Of course, how we deal with human suffering is one of the universal core life questions that each of us must find an answer to. This question has two dimensions—how will you BE with suffering and what will you DO about it? This article speaks to the kinds of inner doing that can help you be with terrible and disturbing things.
Recently, I was singing in a chanting group. One of our songs was a lament. We were to let go in wailing sounds for some minutes, and then we sang the words of the lament. Stefan Waligur, the leader, reminded us that wailing and keening are an historic and current form of individual and group response to suffering, grief, and injustice. Wailing is often, though not always, the work of women on behalf of the whole community or the whole family. Wailing walls. Wailing in the streets. Wailing over the bodies of the dead. For many people and many cultures, this is the appropriate way to respond to terrible things.
For me, the lamenting sounds felt good and relieving. I was surprised because I tend toward stoically managing my feelings. Lamenting as a chant made it more acceptable for me. It felt good to let my whole body move and sound with the expression of deep grief. Stefan suggested we should make a place for group laments in response to a school shooting, flood, or insurrection.

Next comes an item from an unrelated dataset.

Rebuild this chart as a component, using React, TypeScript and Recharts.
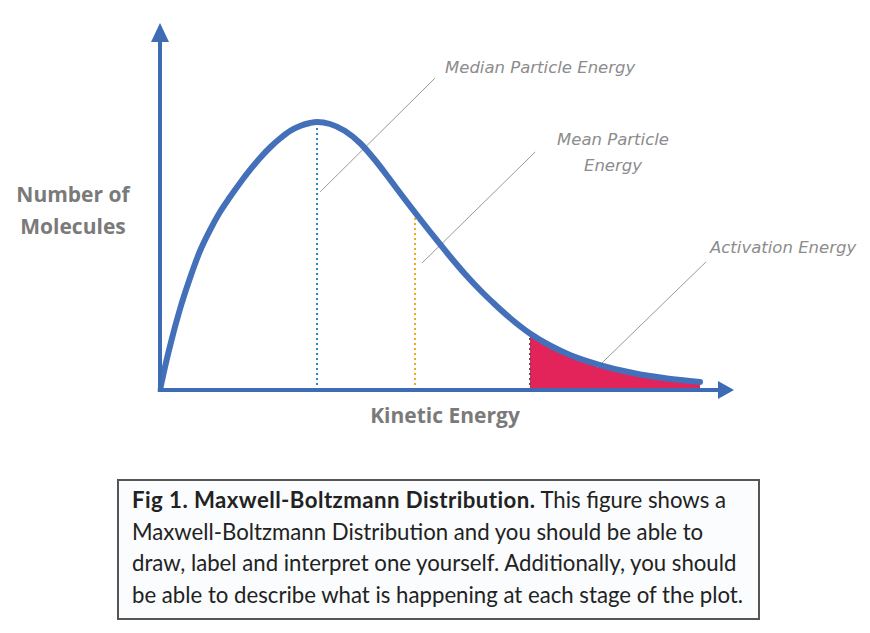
import React from 'react';
import {
  ComposedChart,
  Line,
  Area,
  XAxis,
  YAxis,
  ReferenceLine,
  ReferenceDot,
} from 'recharts';

// curve, energy 0..100 vs molecules 0..100
const energy = [
  0, 0.89, 1.79, 3.57, 5.36, 7.14, 8.93, 10.71, 12.5, 14.29, 16.07, 17.86, 19.64, 21.43, 23.21, 25, 26.79, 28.04,
  30.36, 33.04, 35.71, 38.39, 41.07, 43.75, 45.54, 49.11, 51.79, 54.46, 57.14, 59.82, 62.5, 66.07,
  69.64, 73.21, 78.57, 84.46, 90.54, 96.43,
];
const molecules = [
  0, 6.57, 12.57, 23.14, 32, 39.71, 45.71, 50.86, 55.14, 59.14, 62.86, 66.29, 69.29, 71.86, 74, 75.43, 76.29, 76.57,
  76, 74, 70.57, 65.71, 60.14, 54.43, 50.71, 43.43, 38.14, 33.14, 28.57, 24.43, 20.57, 16.14,
  12.71, 10, 7.14, 4.86, 3.29, 2.29,
];

const medianE = 28.04;
const meanE = 45.54;
const activationE = 66.07;

const curve = energy.map((e, i) => ({ e, n: molecules[i] }));
const tail = curve.filter((d) => d.e >= activationE);
const heightAt = (e: number) => curve.find((d) => d.e === e)?.n ?? 0;

const axisBlue = '#3d6cb4';
const curveBlue = '#4470ba';
const labelGrey = '#8c8c8c';

const arrowRight = (p: any) => (
  <polygon points={`${p.cx - 2},${p.cy - 9} ${p.cx + 14},${p.cy} ${p.cx - 2},${p.cy + 9}`} fill={axisBlue} />
);
const arrowUp = (p: any) => (
  <polygon points={`${p.cx - 9},${p.cy + 2} ${p.cx},${p.cy - 17} ${p.cx + 9},${p.cy + 2}`} fill={axisBlue} />
);

const note: React.CSSProperties = {
  position: 'absolute',
  fontFamily: 'DejaVu Sans, sans-serif',
  fontStyle: 'italic',
  fontSize: 16.5,
  color: labelGrey,
  whiteSpace: 'nowrap',
};
const axisTitle: React.CSSProperties = {
  position: 'absolute',
  fontFamily: 'Open Sans, sans-serif',
  fontWeight: 700,
  fontSize: 21,
  color: '#7a7a7a',
  textAlign: 'center',
  lineHeight: '32px',
};

export default function App() {
  return (
    <div style={{ position: 'relative', width: 870, height: 633, margin: -8, background: '#fff', overflow: 'hidden' }}>
      <ComposedChart
        width={870}
        height={440}
        margin={{ top: 40, right: 150, bottom: 50, left: 160 }}
      >
        <XAxis type="number" dataKey="e" domain={[0, 100]} hide allowDataOverflow />
        <YAxis type="number" dataKey="n" domain={[0, 100]} hide allowDataOverflow />
        <Area
          data={tail}
          dataKey="n"
          type="monotone"
          fill="#e2245a"
          fillOpacity={1}
          stroke="none"
          isAnimationActive={false}
        />
        <ReferenceLine segment={[{ x: medianE, y: 0 }, { x: medianE, y: heightAt(medianE) }]} stroke="#2f86c0" strokeWidth={2} strokeDasharray="2 3" />
        <ReferenceLine segment={[{ x: meanE, y: 0 }, { x: meanE, y: heightAt(meanE) }]} stroke="#f0a81c" strokeWidth={2} strokeDasharray="2 3" />
        <ReferenceLine segment={[{ x: activationE, y: 0 }, { x: activationE, y: heightAt(activationE) }]} stroke="#555" strokeWidth={2} strokeDasharray="2 3" />
        <ReferenceLine segment={[{ x: 28.6, y: 56.6 }, { x: 49.1, y: 89.1 }]} stroke="#9a9a9a" strokeWidth={1} />
        <ReferenceLine segment={[{ x: 46.8, y: 36.3 }, { x: 67, y: 68 }]} stroke="#9a9a9a" strokeWidth={1} />
        <ReferenceLine segment={[{ x: 78, y: 6.3 }, { x: 97.5, y: 36.6 }]} stroke="#9a9a9a" strokeWidth={1} ifOverflow="visible" />
        <Line
          data={curve}
          dataKey="n"
          type="monotone"
          stroke={curveBlue}
          strokeWidth={6}
          strokeLinecap="round"
          dot={false}
          isAnimationActive={false}
        />
        <ReferenceLine segment={[{ x: -0.4, y: 0 }, { x: 100, y: 0 }]} stroke={axisBlue} strokeWidth={4} ifOverflow="visible" />
        <ReferenceLine segment={[{ x: 0, y: -0.6 }, { x: 0, y: 100 }]} stroke={axisBlue} strokeWidth={4} ifOverflow="visible" />
        <ReferenceDot x={100} y={0} r={0} shape={arrowRight} ifOverflow="visible" />
        <ReferenceDot x={0} y={100} r={0} shape={arrowUp} ifOverflow="visible" />
      </ComposedChart>

      <div style={{ ...note, left: 445, top: 58 }}>Median Particle Energy</div>
      <div style={{ ...note, left: 543, top: 127, width: 140, textAlign: 'center', lineHeight: '26px', whiteSpace: 'normal' }}>
        Mean Particle<br />Energy
      </div>
      <div style={{ ...note, left: 710, top: 238 }}>Activation Energy</div>

      <div style={{ ...axisTitle, left: 8, top: 178, width: 130 }}>
        Number of<br />Molecules
      </div>
      <div style={{ ...axisTitle, left: 345, top: 399, width: 200 }}>Kinetic Energy</div>

      <div
        style={{
          position: 'absolute',
          left: 117,
          top: 479,
          width: 643,
          height: 141,
          boxSizing: 'border-box',
          border: '2px solid #555',
          background: '#fafcfd',
          padding: '3px 0 0 13px',
          fontFamily: 'Lato, sans-serif',
          fontSize: 22.2,
          lineHeight: '31.5px',
          color: '#222',
          whiteSpace: 'nowrap',
        }}
      >
        <b style={{ letterSpacing: 0.45 }}>Fig 1. Maxwell-Boltzmann Distribution.</b> This figure shows a<br />
        Maxwell-Boltzmann Distribution and you should be able to<br />
        draw, label and interpret one yourself. Additionally, you should<br />
        be able to describe what is happening at each stage of the plot.
      </div>
    </div>
  );
}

Public or private lamenting, full of sound and movement, is a good antidote to the responses of fury, numbness, and hopelessness that have become our normal reactions.
My friend Robert said he noticed he regularly shut down about, as he called it, “news of the terrible.” He now has a practice of covering his eyes with his hands and taking a moment to let his grief travel through his body and soul after hearing something distressing. He says it helps him stay alive and real. When you numb yourself about bad stuff, you numb yourself about good stuff, too. Numbing is not selective.
A study comparing meditation masters and ordinary people in terms of how they respond to disturbing images found that the people in both groups responded to the disturbing images with an equal level of pain and upset. The only difference was that the meditation masters were more resilient and returned to their normal state of equanimity much sooner. Their emotions were quick spikes, whereas the non-meditators stayed in their distress for a significantly longer time. I think regular lamenting could have the same effect of increasing resilience.